In separate letters, Speaker Edmund S. Villagomez, House Health & Welfare Committee Chair Tina Sablan and Vice Chair Leila Staffler expressed their support for CHCC’s request.
Villagomez sent his letter to U.S. Congressman Gregorio Kilili Camacho Sablan on Monday while Sablan and Staffler conveyed their support in a joint letter last week.
“We appreciate the assistance of the U.S. Congress in providing funds for the enhancements, improvements and modernization of our hospital,” Villagomez said in his letter to Kilili.
CHCC submitted to the U.S. Congress the following infrastructure project proposals:
• Architectural and engineering plans to renovate and expand the facilities of CHCC, including clinical spaces, in order to better accommodate the healthcare needs of a population that has more than doubled since the completion of CHCC’s current structures in 1990.
• Expansion of home dialysis services in the Commonwealth, by adding Continuous Cycler-assisted Peritoneal Dialysis and making home dialysis therapy available to medically eligible residents of Rota and Tinian so that they will no longer have to relocate to Saipan for life-saving treatment.
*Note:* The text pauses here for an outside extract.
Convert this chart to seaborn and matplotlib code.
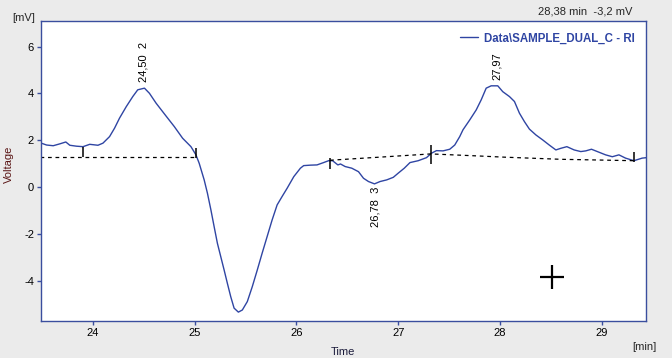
import matplotlib
matplotlib.use("Agg")
import matplotlib.pyplot as plt
import seaborn as sns
import pandas as pd

# ---- data ----
time_min = [23.478, 23.544, 23.609, 23.674, 23.733, 23.772, 23.838, 23.902, 23.968, 24.049,
            24.098, 24.163, 24.212, 24.261, 24.327, 24.391, 24.440, 24.506, 24.555, 24.620,
            24.718, 24.799, 24.881, 24.963, 25.012, 25.044, 25.093, 25.125, 25.159, 25.191,
            25.223, 25.256, 25.289, 25.321, 25.354, 25.387, 25.429, 25.468, 25.517, 25.566,
            25.615, 25.663, 25.712, 25.761, 25.810, 25.859, 25.908, 25.974, 26.039, 26.071,
            26.137, 26.202, 26.267, 26.316, 26.355, 26.407, 26.433, 26.479, 26.544, 26.610,
            26.659, 26.708, 26.767, 26.822, 26.887, 26.952, 27.001, 27.060, 27.116, 27.197,
            27.278, 27.327, 27.376, 27.441, 27.507, 27.556, 27.605, 27.637, 27.703, 27.767,
            27.816, 27.865, 27.914, 27.979, 28.028, 28.094, 28.143, 28.192, 28.241, 28.290,
            28.354, 28.420, 28.485, 28.550, 28.599, 28.658, 28.730, 28.795, 28.844, 28.900,
            28.958, 29.039, 29.105, 29.170, 29.235, 29.317, 29.398, 29.440]
voltage_mv = [1.89, 1.79, 1.76, 1.84, 1.92, 1.78, 1.74, 1.72, 1.82, 1.78,
              1.87, 2.15, 2.51, 2.94, 3.43, 3.86, 4.15, 4.22, 4.00, 3.58,
              3.03, 2.58, 2.08, 1.72, 1.37, 1.01, 0.30, -0.27, -0.98, -1.70,
              -2.41, -2.98, -3.55, -4.12, -4.69, -5.18, -5.35, -5.26, -4.90, -4.26,
              -3.55, -2.83, -2.12, -1.41, -0.77, -0.41, -0.06, 0.44, 0.80, 0.91,
              0.93, 0.94, 1.04, 1.12, 1.12, 0.94, 0.98, 0.87, 0.80, 0.65,
              0.37, 0.23, 0.13, 0.23, 0.30, 0.41, 0.59, 0.80, 1.04, 1.12,
              1.25, 1.44, 1.55, 1.54, 1.61, 1.79, 2.15, 2.44, 2.86, 3.29,
              3.72, 4.22, 4.32, 4.32, 4.07, 3.86, 3.65, 3.15, 2.79, 2.47,
              2.22, 2.01, 1.79, 1.58, 1.65, 1.72, 1.58, 1.51, 1.54, 1.61,
              1.51, 1.37, 1.29, 1.37, 1.23, 1.12, 1.23, 1.25]

base1_t = [23.478, 25.012]
base1_v = [1.27, 1.27]
base2_t = [26.330, 26.850, 27.320, 27.750, 28.050, 28.600, 29.317]
base2_v = [1.14, 1.28, 1.41, 1.33, 1.27, 1.18, 1.12]

marker_t = [23.902, 25.012, 26.330, 27.320, 29.317]
marker_lo = [1.27, 1.24, 0.77, 0.98, 1.08]
marker_hi = [1.71, 1.67, 1.24, 1.79, 1.51]

peak_t = [24.50, 27.97, 26.78]
peak_labels = ["24,50  2", "27,97", "26,78  3"]
peak_label_v = [4.49, 4.57, 0.0]
peak_above = [True, True, False]

cursor_pos = (28.51, -3.83)
series_name = "Data\\SAMPLE_DUAL_C - RI"
cursor_text = "28,38 min  -3,2 mV"
x_ticks = [24, 25, 26, 27, 28, 29]
y_ticks = [-4, -2, 0, 2, 4, 6]

# ---- styling ----
sns.set_style("white")
plt.rcParams["font.family"] = ["Liberation Sans", "DejaVu Sans"]
plt.rcParams["font.size"] = 8

blue = "#2f45a3"
spine_blue = "#3a4e9e"
bg = "#ebebeb"

fig = plt.figure(figsize=(6.72, 3.58), dpi=100, facecolor=bg)
ax = fig.add_axes([41 / 672, 37 / 358, 605 / 672, 300 / 358])
ax.set_facecolor("white")

df = pd.DataFrame({"Time": time_min, "Voltage": voltage_mv})
sns.lineplot(data=df, x="Time", y="Voltage", ax=ax, color=blue, linewidth=1.0,
             sort=False, label=series_name)

ax.plot(base1_t, base1_v, color="black", lw=0.9, dashes=(3, 3))
ax.plot(base2_t, base2_v, color="black", lw=0.9, dashes=(3, 3))
ax.vlines(marker_t, marker_lo, marker_hi, color="black", lw=1.1)

for t, lab, v, above in zip(peak_t, peak_labels, peak_label_v, peak_above):
    ax.text(t, v, lab, rotation=90, ha="center", va="bottom" if above else "top",
            fontsize=8, color="black")

ax.plot([cursor_pos[0]], [cursor_pos[1]], marker="+", markersize=17, mew=1.6,
        color="black", linestyle="none")

ax.set_xlim(23.489, 29.436)
ax.set_ylim(-5.73, 7.09)
ax.set_xticks(x_ticks)
ax.set_yticks(y_ticks)
ax.set_xticklabels([str(v) for v in x_ticks])
ax.set_yticklabels([str(v) for v in y_ticks])
ax.tick_params(axis="both", direction="out", length=3, width=1, color=spine_blue,
               labelsize=8, labelcolor="black", pad=2, bottom=True, left=True)
for s in ax.spines.values():
    s.set_color(spine_blue)
    s.set_linewidth(1.0)
    s.set_visible(True)

ax.set_xlabel("")
ax.set_ylabel("")
fig.text(343 / 672, 1 - 352 / 358, "Time", ha="center", va="center", fontsize=8,
         color="#1a1a3a")
fig.text(644 / 672, 1 - 347 / 358, "[min]", ha="center", va="center", fontsize=8)
fig.text(24 / 672, 1 - 18 / 358, "[mV]", ha="center", va="center", fontsize=8)
fig.text(9 / 672, 1 - 164 / 358, "Voltage", ha="center", va="center", fontsize=8,
         rotation=90, color="#5a1515")
fig.text(585 / 672, 1 - 12 / 358, cursor_text, ha="center", va="center", fontsize=8)

leg = ax.legend(loc="upper right", frameon=False, handlelength=1.6, handletextpad=0.5,
                borderaxespad=0.6, prop={"weight": "bold", "size": 8.3},
                labelcolor=blue)

fig.savefig("out.png", dpi=100, facecolor=bg)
• Construction of a new CHCC Material & Supply Office on Saipan, to provide better protection to millions of dollars in healthcare assets, and replace an old warehouse structure that has sustained extensive damage from flooding and typhoons and undergone multiple renovations and repairs over the past 25 years.
• Expansion and modernization of CHCC’s Intensive Care Unit, to increase capacity of the ICU to accommodate the critical healthcare needs of a growing and aging population, and build a state-of-the-art ICU facility that includes isolation rooms to treat patients with infectious diseases.
• Improvements to the patient care experience through modernized Health Information Technology, including upgrades to CHCC’s phone system and the establishment of high-speed interisland connectivity and a central repository for patient records to facilitate continuity of care for patients on Saipan, Tinian, and Rota.
• Renovation, expansion, and modernization of CHCC’s laboratories on Saipan, Tinian, and Rota, to create state-of-the-art facilities that meet federal regulatory standards and boost the Commonwealth’s laboratory testing capacity, including diagnostic testing and testing in the event of infectious disease outbreaks.
• Establishment of mobile Magnetic Resonance Imaging services in the Commonwealth, which would dramatically assist providers in diagnosing diseases and injuries, and reduce the need for costly off-island medical referrals.
Sablan and Staffler said these projects will greatly expand the capabilities of the Commonwealth’s healthcare system, and enhance the quality of care that patients receive in the CNMI.